What is expected:
Write out the entire listing below exactly as it appears, minus any pictures.

Data:
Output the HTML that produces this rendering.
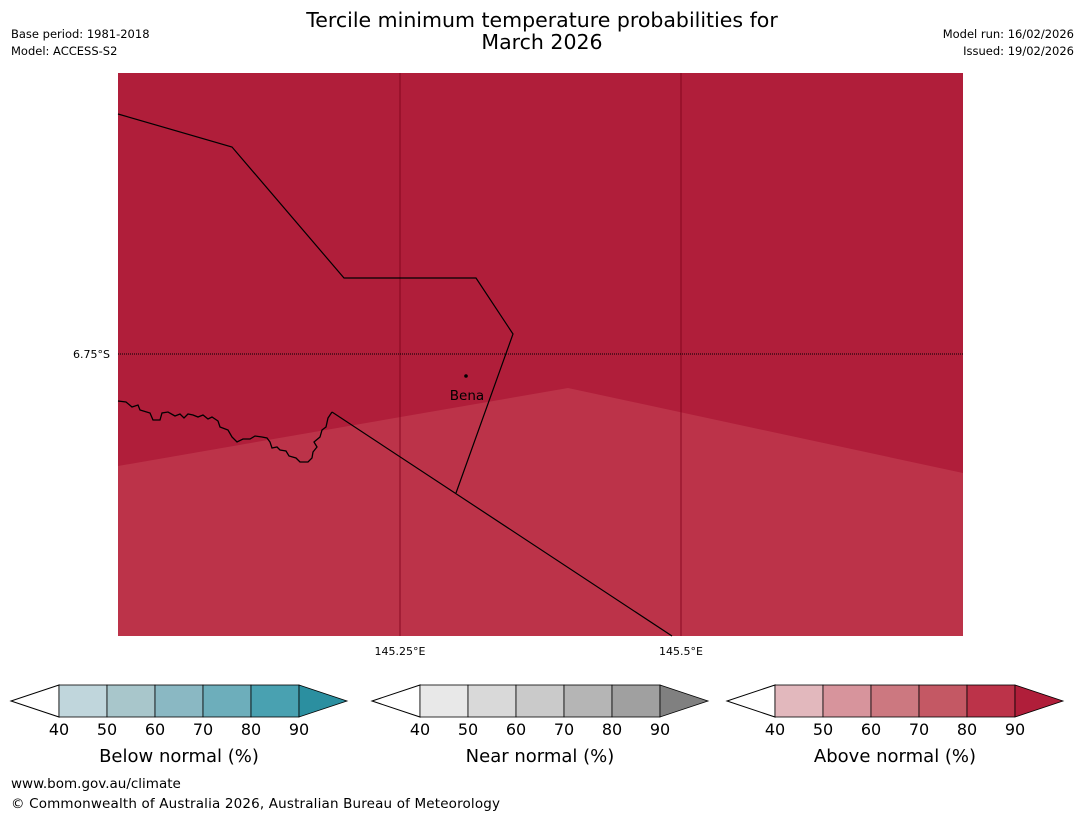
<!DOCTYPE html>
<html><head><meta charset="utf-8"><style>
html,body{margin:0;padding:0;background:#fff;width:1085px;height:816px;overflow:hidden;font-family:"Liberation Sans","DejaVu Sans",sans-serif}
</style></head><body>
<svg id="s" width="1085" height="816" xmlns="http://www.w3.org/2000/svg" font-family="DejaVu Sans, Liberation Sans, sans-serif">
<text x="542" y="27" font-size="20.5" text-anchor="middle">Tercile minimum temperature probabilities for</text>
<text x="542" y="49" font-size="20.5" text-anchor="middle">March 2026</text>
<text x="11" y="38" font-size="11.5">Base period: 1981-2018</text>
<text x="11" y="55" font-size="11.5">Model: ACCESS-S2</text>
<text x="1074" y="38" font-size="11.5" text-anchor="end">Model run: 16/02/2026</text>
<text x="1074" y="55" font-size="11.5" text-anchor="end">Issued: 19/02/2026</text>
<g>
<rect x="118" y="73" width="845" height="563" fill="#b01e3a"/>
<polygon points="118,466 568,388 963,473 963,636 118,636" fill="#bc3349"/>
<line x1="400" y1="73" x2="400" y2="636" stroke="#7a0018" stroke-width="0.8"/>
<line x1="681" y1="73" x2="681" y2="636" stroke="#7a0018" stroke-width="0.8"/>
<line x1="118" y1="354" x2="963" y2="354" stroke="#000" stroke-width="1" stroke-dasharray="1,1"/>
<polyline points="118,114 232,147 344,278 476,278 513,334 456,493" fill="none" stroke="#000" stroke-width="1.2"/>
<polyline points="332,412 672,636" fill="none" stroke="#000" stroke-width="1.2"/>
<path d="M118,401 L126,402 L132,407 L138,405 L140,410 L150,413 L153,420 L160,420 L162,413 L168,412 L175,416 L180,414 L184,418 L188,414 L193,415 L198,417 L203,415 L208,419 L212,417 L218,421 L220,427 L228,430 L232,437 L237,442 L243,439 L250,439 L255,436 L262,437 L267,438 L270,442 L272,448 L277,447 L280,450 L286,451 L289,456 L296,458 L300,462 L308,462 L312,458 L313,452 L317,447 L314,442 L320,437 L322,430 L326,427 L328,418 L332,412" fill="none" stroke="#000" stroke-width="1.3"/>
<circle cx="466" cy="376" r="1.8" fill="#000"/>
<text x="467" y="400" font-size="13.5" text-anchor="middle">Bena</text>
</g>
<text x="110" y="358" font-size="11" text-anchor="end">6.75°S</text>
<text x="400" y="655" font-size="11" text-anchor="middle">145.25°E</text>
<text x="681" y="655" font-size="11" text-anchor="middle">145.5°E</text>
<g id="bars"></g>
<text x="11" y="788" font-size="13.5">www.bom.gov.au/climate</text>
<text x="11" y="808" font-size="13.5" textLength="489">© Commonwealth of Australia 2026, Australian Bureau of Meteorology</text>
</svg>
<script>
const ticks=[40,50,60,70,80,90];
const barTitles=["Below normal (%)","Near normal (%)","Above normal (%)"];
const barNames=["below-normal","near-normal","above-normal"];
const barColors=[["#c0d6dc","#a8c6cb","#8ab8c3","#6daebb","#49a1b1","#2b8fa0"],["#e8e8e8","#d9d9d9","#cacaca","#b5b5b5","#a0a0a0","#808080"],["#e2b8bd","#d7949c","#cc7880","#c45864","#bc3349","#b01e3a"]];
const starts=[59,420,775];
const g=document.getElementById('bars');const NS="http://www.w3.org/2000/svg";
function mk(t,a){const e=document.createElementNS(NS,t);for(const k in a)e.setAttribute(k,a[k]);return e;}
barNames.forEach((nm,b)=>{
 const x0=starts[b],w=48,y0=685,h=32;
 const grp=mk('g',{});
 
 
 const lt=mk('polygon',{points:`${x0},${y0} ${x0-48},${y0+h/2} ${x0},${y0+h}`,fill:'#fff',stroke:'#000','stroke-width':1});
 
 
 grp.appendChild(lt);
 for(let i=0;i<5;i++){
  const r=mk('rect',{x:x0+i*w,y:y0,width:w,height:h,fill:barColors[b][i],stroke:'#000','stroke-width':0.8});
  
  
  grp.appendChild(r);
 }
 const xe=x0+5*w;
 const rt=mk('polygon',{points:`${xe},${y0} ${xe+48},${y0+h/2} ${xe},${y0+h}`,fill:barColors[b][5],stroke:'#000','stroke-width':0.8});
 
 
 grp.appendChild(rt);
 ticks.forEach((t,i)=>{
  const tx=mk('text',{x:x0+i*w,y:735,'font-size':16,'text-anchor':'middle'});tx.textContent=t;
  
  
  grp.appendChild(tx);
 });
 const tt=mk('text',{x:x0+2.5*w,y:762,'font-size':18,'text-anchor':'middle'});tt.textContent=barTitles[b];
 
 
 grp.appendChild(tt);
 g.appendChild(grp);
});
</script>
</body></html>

The solution:
Output the HTML that produces this rendering.
<!DOCTYPE html>
<html><head><meta charset="utf-8"><style>
html,body{margin:0;padding:0;background:#fff;width:1085px;height:816px;overflow:hidden;font-family:"Liberation Sans","DejaVu Sans",sans-serif}
</style></head><body>
<svg id="s" width="1085" height="816" xmlns="http://www.w3.org/2000/svg" font-family="DejaVu Sans, Liberation Sans, sans-serif">
<text x="542" y="27" font-size="20.5" text-anchor="middle">Tercile minimum temperature probabilities for</text>
<text x="542" y="49" font-size="20.5" text-anchor="middle">March 2026</text>
<text x="11" y="38" font-size="11.5">Base period: 1981-2018</text>
<text x="11" y="55" font-size="11.5">Model: ACCESS-S2</text>
<text x="1074" y="38" font-size="11.5" text-anchor="end">Model run: 16/02/2026</text>
<text x="1074" y="55" font-size="11.5" text-anchor="end">Issued: 19/02/2026</text>
<g>
<rect x="118" y="73" width="845" height="563" fill="#b01e3a"/>
<polygon points="118,466 568,388 963,473 963,636 118,636" fill="#bc3349"/>
<line x1="400" y1="73" x2="400" y2="636" stroke="#7a0018" stroke-width="0.8"/>
<line x1="681" y1="73" x2="681" y2="636" stroke="#7a0018" stroke-width="0.8"/>
<line x1="118" y1="354" x2="963" y2="354" stroke="#000" stroke-width="1" stroke-dasharray="1,1"/>
<polyline points="118,114 232,147 344,278 476,278 513,334 456,493" fill="none" stroke="#000" stroke-width="1.2"/>
<polyline points="332,412 672,636" fill="none" stroke="#000" stroke-width="1.2"/>
<path d="M118,401 L126,402 L132,407 L138,405 L140,410 L150,413 L153,420 L160,420 L162,413 L168,412 L175,416 L180,414 L184,418 L188,414 L193,415 L198,417 L203,415 L208,419 L212,417 L218,421 L220,427 L228,430 L232,437 L237,442 L243,439 L250,439 L255,436 L262,437 L267,438 L270,442 L272,448 L277,447 L280,450 L286,451 L289,456 L296,458 L300,462 L308,462 L312,458 L313,452 L317,447 L314,442 L320,437 L322,430 L326,427 L328,418 L332,412" fill="none" stroke="#000" stroke-width="1.3"/>
<circle cx="466" cy="376" r="1.8" fill="#000"/>
<text x="467" y="400" font-size="13.5" text-anchor="middle">Bena</text>
</g>
<text x="110" y="358" font-size="11" text-anchor="end">6.75°S</text>
<text x="400" y="655" font-size="11" text-anchor="middle">145.25°E</text>
<text x="681" y="655" font-size="11" text-anchor="middle">145.5°E</text>
<g id="bars"></g>
<text x="11" y="788" font-size="13.5">www.bom.gov.au/climate</text>
<text x="11" y="808" font-size="13.5" textLength="489">© Commonwealth of Australia 2026, Australian Bureau of Meteorology</text>
</svg>
<script>
const ticks=[40,50,60,70,80,90];
const barTitles=["Below normal (%)","Near normal (%)","Above normal (%)"];
const barNames=["below-normal","near-normal","above-normal"];
const barColors=[["#c0d6dc","#a8c6cb","#8ab8c3","#6daebb","#49a1b1","#2b8fa0"],["#e8e8e8","#d9d9d9","#cacaca","#b5b5b5","#a0a0a0","#808080"],["#e2b8bd","#d7949c","#cc7880","#c45864","#bc3349","#b01e3a"]];
const starts=[59,420,775];
const g=document.getElementById('bars');const NS="http://www.w3.org/2000/svg";
function mk(t,a){const e=document.createElementNS(NS,t);for(const k in a)e.setAttribute(k,a[k]);return e;}
barNames.forEach((nm,b)=>{
 const x0=starts[b],w=48,y0=685,h=32;
 const grp=mk('g',{});
 
 
 const lt=mk('polygon',{points:`${x0},${y0} ${x0-48},${y0+h/2} ${x0},${y0+h}`,fill:'#fff',stroke:'#000','stroke-width':1});
 
 
 grp.appendChild(lt);
 for(let i=0;i<5;i++){
  const r=mk('rect',{x:x0+i*w,y:y0,width:w,height:h,fill:barColors[b][i],stroke:'#000','stroke-width':0.8});
  
  
  grp.appendChild(r);
 }
 const xe=x0+5*w;
 const rt=mk('polygon',{points:`${xe},${y0} ${xe+48},${y0+h/2} ${xe},${y0+h}`,fill:barColors[b][5],stroke:'#000','stroke-width':0.8});
 
 
 grp.appendChild(rt);
 ticks.forEach((t,i)=>{
  const tx=mk('text',{x:x0+i*w,y:735,'font-size':16,'text-anchor':'middle'});tx.textContent=t;
  
  
  grp.appendChild(tx);
 });
 const tt=mk('text',{x:x0+2.5*w,y:762,'font-size':18,'text-anchor':'middle'});tt.textContent=barTitles[b];
 
 
 grp.appendChild(tt);
 g.appendChild(grp);
});
</script>
</body></html>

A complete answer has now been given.